6. PRODUCTION CONSIDERATIONS & PITFALLS

6.1 The "Blast Radius"

If an Operator has a bug in its delete logic, it can accidentally wipe out all managed resources across the cluster.

  • Mitigation: Use Namespaced Operators where possible. Only use Cluster-Scoped Operators if the application truly needs to manage resources across all namespaces (like cert-manager).

6.2 Status Field Bloat

Operators should update the .status field of their Custom Resources, but over-updating causes excessive load on Etcd.

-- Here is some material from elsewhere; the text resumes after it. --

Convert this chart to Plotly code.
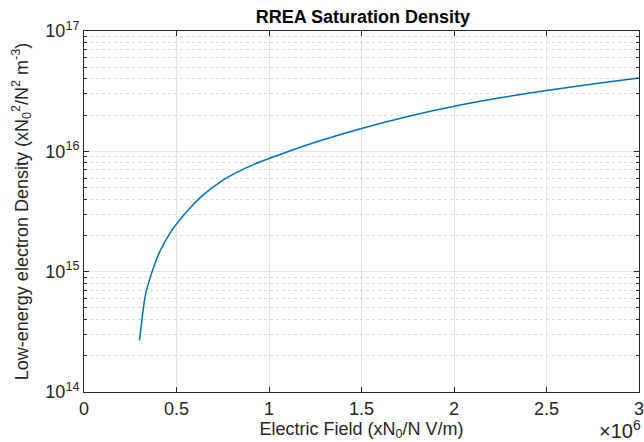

  • Best Practice: Use Conditions to report state (e.g., Ready, Progressing, Failed) rather than dumping raw logs into the status field.

6.3 Finalizers: The "Stuck Resource" Problem

Operators use Finalizers to ensure clean deletion. If the Operator pod is deleted or crashes while a resource is being deleted, the resource will stay in Terminating status forever.

  • The Ninja Fix:
    # Remove finalizers manually to force delete a stuck resource (LAST RESORT)
    kubectl patch mycr/my-resource -p '{"metadata":{"finalizers":null}}' --type=merge

7. TROUBLESHOOTING & NINJA COMMANDS

7.1 Audit the Operator Lifecycle Manager (OLM)

If you installed an operator via a Marketplace (OperatorHub), check the subscription status:

# Check if the operator version is current and installed
kubectl get csv -n operators

7.2 Trace the Reconciliation

Most Operators log their decisions. If a resource isn't reconciling, watch the Operator's logs:

# Filter logs for 'error' or 'reconcile'
kubectl logs -f deployment/operator-controller-manager -n operators | grep -i "reconcile"

7.3 Simulate a Failover

For Database Operators, you can test their intelligence by deleting the Primary Pod:

kubectl delete pod postgres-0
# A good Operator will detect the loss, promote postgres-1 to master,
# and update the internal Service endpoints in seconds.

8. SUMMARY: OPERATORS VS. HELM

FeatureHelmOperator
FocusPackaging & Installation.Management & Automation.
IntelligenceStatic Templates.Dynamic Logic (Code).
Day 1 (Install)⭐ Excellent.Good.
Day 2 (Recovery)None.⭐ Excellent.
MechanismClient-side (mostly).Server-side (Control Loop).